Sergio Luciano ha osservato su queste pagine che Fabrizio Palenzona avrebbe probabilmente fatto bene ad autosospendersi dall’incarico di vicepresidente di UniCredit, dopo l’avviso di garanzia per presunti favoreggiamenti creditizi a un costruttore in odore di mafia. Forse anche il Corriere della Sera, ieri, avrebbe fatto meglio a non riservare un editoriale pieno al caso delle due Popolari del Nordest in difficoltà: a Vicenza e a Montebelluna.  Avrebbe soprattutto potuto fare più attenzione a contrapporre platealmente le crisi bancarie del Triveneto a un preteso “rinascimento di Milano”.

È naturale che un editorialista si basi anzitutto sulle cronache e inchieste pubblicate dal suo giornale. E il Corriere, in effetti, ha dedicato al caso Palenzona meno che scarni riferimenti di cronaca – spesso occupati soprattutto dalle difese dell’interessato – mentre attorno ai travagli di Vicenza e della sua Popolare il quotidiano milanese ha già messo all’opera le sue migliori penne d’affresco, mettendo loro a disposizione intere pagine.

Non ci sono dubbi che le vicende della Popolare di Vicenza e del suo presidente Gianni Zonin abbiano rilievo grave nei recenti annali bancari nazionali: ma non meno di alcuni episodi riferiti dalle cronache degli ultimi giorni su UniCredit, sulla base di materiali investigativi finora mai contestati dalla banca. Per di più la linea informale di difesa adottata da UniCredit porta al Banco di Sicilia, defunto una quindicina d’anni fa. Ed è curioso che, alla fine degli anni ’90, per il salvataggio definitivo di Mediocredito Centrale-Bancosicilia si fosse fatta avanti proprio la Popolare di Vicenza. Poi invece il Banco finì a Capitalia, infine inglobata da UniCredit: assieme, filtra dalla banca guidata da Federico Ghizzoni, alle linee di credito già esistenti e gia forse “anomale” con il gruppo Bulgarella.

La Popolare di Vicenza, comunque, non si scoraggiò e perseguì una propria crescita diretta in Sicilia.
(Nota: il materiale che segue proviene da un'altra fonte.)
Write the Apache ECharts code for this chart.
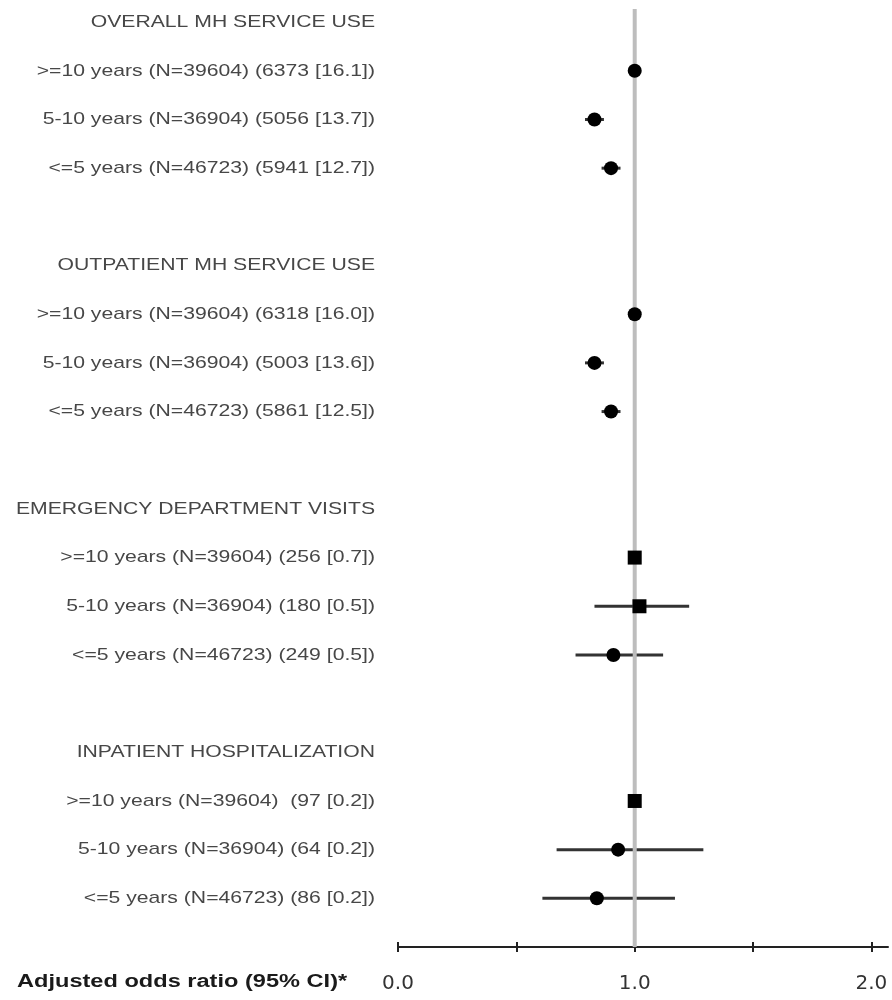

I lati oscuri della gestione della Vicenza – su cui sta indagando la magistratura con l’evidente tifo del Corriere – sono comunque cugini primi – come minimo – di quelli indagati dalla procura di Firenze, sulla gestione di UniCredit. E se c’è un modello bancario in crisi in un Nordest supposto declinante, c’è anche nella Milano “rinascente”: dove proprio l’editore del Corriere, in ogni caso, ha ancora bisogno di un occhio di attenzione da parte delle sue banche-azioniste-creditrici per evitare un’onerosa ricapitalizzazione. C’è anche nella Milano in cui sono sotto i fari giudiziari anche i conflitti d’interesse fra banche, media e calcio.

Non bastasse, le ombre su UniCredit si allungano su uno dei simboli plastici della “resurrezione di Milano”. Al di là delle ipotesi investigative strette, Palenzona è finito nel mirino di magistratura e media anche perché è emerso il nuovo coinvolgimento di un assistente personale del vicepresidente, già destinatario di condanne giudiziarie. 

Il collaboratore, pur non essendo dipendente della banca, avrebbe avuto a disposizione un ufficio al trentesimo piano della UniCredit Tower: uno dei grattacieli che hanno ridisegnato lo skyline della Milano dell’Expo.

(P.S.: Se a pensar male ecc., ieri è stato il primo giorno ufficioso della campagna interna a Confindustria per il rinnovo di Giorgio Squinzi. Il mandato quadriennale di ogni presidente scade virtualmente dopo l’ultima convention autunnale dei giovani industriali a Capri. Ora è noto che la “corsa” per viale dell’Astronomia si annuncia incertissima: qualcuno si è preso la briga di contare ventitré nomi fra candidati veri, presunti, nascosti, già ritirati, ecc. Fra questi ve n’è piu d’uno alla guida di associazioni trivenete: più d’uno seriamente intenzionato a correre o addirittura con chance di giungere alla volata finale. E naturalmente non mancano nomi comparsi alle cronache sia riguardo il caso Vicenza che riguardo il caso Veneto Banca. Un tempo, è vero, per metterli fuori gioco non sarebbe stato necessario un editoriale del Corriere della Sera).